Operations as described herein can be carried out on or over a website. The website can be operated on a server computer, or operated locally, e.g., by being downloaded to the client computer, or operated via a server farm. The website can be accessed over a mobile phone or a PDA, or on any other client. The website can use HTML code in any form, e.g., MHTML, or XML, and via any form such as cascading style sheets (“CSS”) or other.

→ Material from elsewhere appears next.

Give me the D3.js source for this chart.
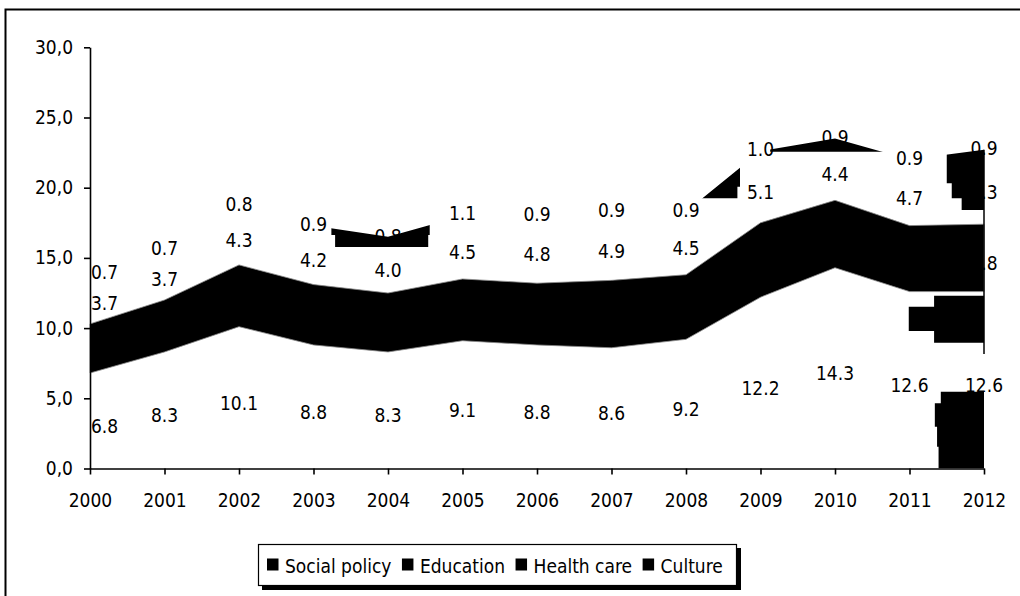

Also, the inventors intend that only those claims which use the words “means for” are intended to be interpreted under 35 USC 112, sixth paragraph. Moreover, no limitations from the specification are intended to be read into any claims, unless those limitations are expressly included in the claims. The computers described herein may be any kind of computer, either general purpose, or some specific purpose computer such as a workstation. The programs may be written in C, or Java, Brew or any other programming language. The programs may be resident on a storage medium, e.g., magnetic or optical, e.g. the computer hard drive, a removable disk or media such as a memory stick or SD media, or other removable medium. The programs may also be run over a network, for example, with a server or other machine sending signals to the local machine, which allows the local machine to carry out the operations described herein.

Where a specific numerical value is mentioned herein, it should be considered that the value may be increased or decreased by 20%, while still staying within the teachings of the present application, unless some different range is specifically mentioned. Where a specified logical sense is used, the opposite logical sense is also intended to be encompassed.

The previous description of the disclosed exemplary embodiments is provided to enable any person skilled in the art to make or use the present invention. Various modifications to these exemplary embodiments will be readily apparent to those skilled in the art, and the generic principles defined herein may be applied to other embodiments without departing from the spirit or scope of the invention. Thus, the present invention is not intended to be limited to the embodiments shown herein but is to be accorded the widest scope consistent with the principles and novel features disclosed herein.

Claims

1. A compression system using supercompression.